|Subject: E.Timor dissolves council before
E.Timor dissolves council before campaigns start
DILI, July 14 (Reuters) - East Timor's defacto parliament, the National Council, was dissolved on Saturday, one day before the start of political campaigning for a new 88-seat Constituent Assembly, taking the territory closer to full independence.
The United Nations Transitional Authority in East Timor (UNTAET) created the 36-seat council in October last year following requests by the territory's independence leaders for a greater say in the running of their affairs.
On August 30, East Timorese will select a Constituent Assembly charged with drafting a constitution for the impoverished nation-in-waiting. Some 16 political parties registered to take part in the election.
"The National Council, in spite of having been created as an interim body, played an important role in decision making for the East Timorese people," council Speaker Manuel Carrascalao said.
Carrascalao criticised the U.N. for not having moved sooner to establish an interim parliament in East Timor, which has been under U.N. administration since voting in August 1999 to end 23 years of Indonesian rule.
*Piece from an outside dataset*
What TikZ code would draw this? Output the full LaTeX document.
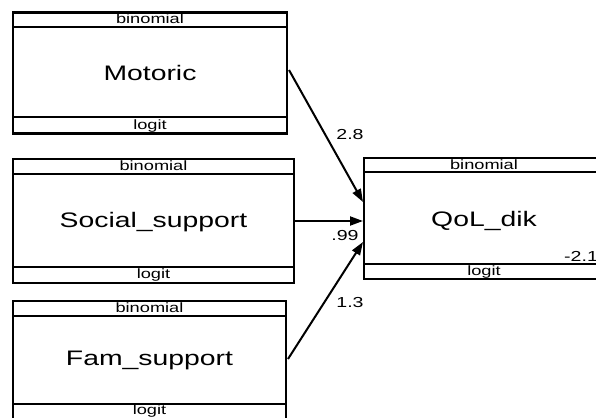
\documentclass[tikz,border=0pt]{standalone}
\usepackage{fontspec}
\setmainfont[FakeStretch=1.35]{Liberation Sans}
\usetikzlibrary{arrows.meta}
\begin{document}
\begin{tikzpicture}[x=1pt,y=-1pt,
  varbox/.style={draw,line width=2.8pt,rectangle,inner sep=0pt},
  divider/.style={line width=2.2pt},
  mainlab/.style={font=\fontsize{21}{24}\selectfont,inner sep=0pt},
  smalllab/.style={font=\fontsize{13.5}{14}\selectfont,inner sep=0pt},
  coef/.style={font=\fontsize{14.5}{16}\selectfont,inner sep=0pt},
  path/.style={line width=2pt,-{Triangle[length=13pt,width=9pt]}}]
\useasboundingbox (0,0) rectangle (596,417);
% Motoric
\node[varbox,minimum width=274pt,minimum height=121pt] (mot) at (150,73) {};
\draw[divider] (13,27) -- (287,27);
\draw[divider] (13,117) -- (287,117);
\node[smalllab] (motb) at (150,19) {binomial};
\node[mainlab] (motl) at (150,73) {Motoric};
\node[smalllab] (motf) at (150,126) {logit};
% Social support
\node[varbox,minimum width=281pt,minimum height=124pt] (soc) at (153.5,221) {};
\draw[divider] (13,174) -- (294,174);
\draw[divider] (13,267) -- (294,267);
\node[smalllab] (socb) at (153.5,166) {binomial};
\node[mainlab] (socl) at (153.5,222) {Social\_support};
\node[smalllab] (socf) at (153.5,275) {logit};
% Fam support
\node[varbox,minimum width=273pt,minimum height=130pt] (fam) at (149.5,366) {};
\draw[divider] (13,316) -- (286,316);
\draw[divider] (13,404) -- (286,404);
\node[smalllab] (famb) at (149.5,308) {binomial};
\node[mainlab] (faml) at (149.5,360) {Fam\_support};
\node[smalllab] (famf) at (149.5,411) {logit};
% QoL
\node[varbox,minimum width=240pt,minimum height=121pt] (qol) at (484,218.5) {};
\draw[divider] (364,172) -- (604,172);
\draw[divider] (364,264) -- (604,264);
\node[smalllab] (qolb) at (484,165) {binomial};
\node[mainlab] (qoll) at (484,221) {QoL\_dik};
\node[smalllab] (qolf) at (484,272) {logit};
\node[coef,anchor=west] (qolc) at (564,256) {-2.1};
% paths
\coordinate (t1) at (363,202);
\coordinate (t2) at (363,221);
\coordinate (t3) at (363,242);
\coordinate (s1) at (289,70);
\coordinate (s2) at (295,221);
\coordinate (s3) at (288,359);
\draw[path] (s1) -- (t1);
\draw[path] (s2) -- (t2);
\draw[path] (s3) -- (t3);
\node[coef] (c1) at (350,135) {2.8};
\node[coef] (c2) at (345,236) {.99};
\node[coef] (c3) at (350,303) {1.3};
\end{tikzpicture}
\end{document}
The U.N. has said it expected the tiny half-island to gain full independence within the first few months of 2002.
The head of UNTAET, Sergio Vieira de Mello, applauded the council's legislative record as being among the best of any parliament in the world.
"In the past nine months (it) considered 28 pieces of legislation, twelve in the past four weeks. Surely this is a record for any parliament," he said.
Among the issues the National Council considered were the Timor Gap deal to split oil and gas revenues from the Timor Sea with Australia and legislation on the nascent East Timor Defence Force.
De Mello said although an appointed body, the National Council had been broadly representative of East Timorese society.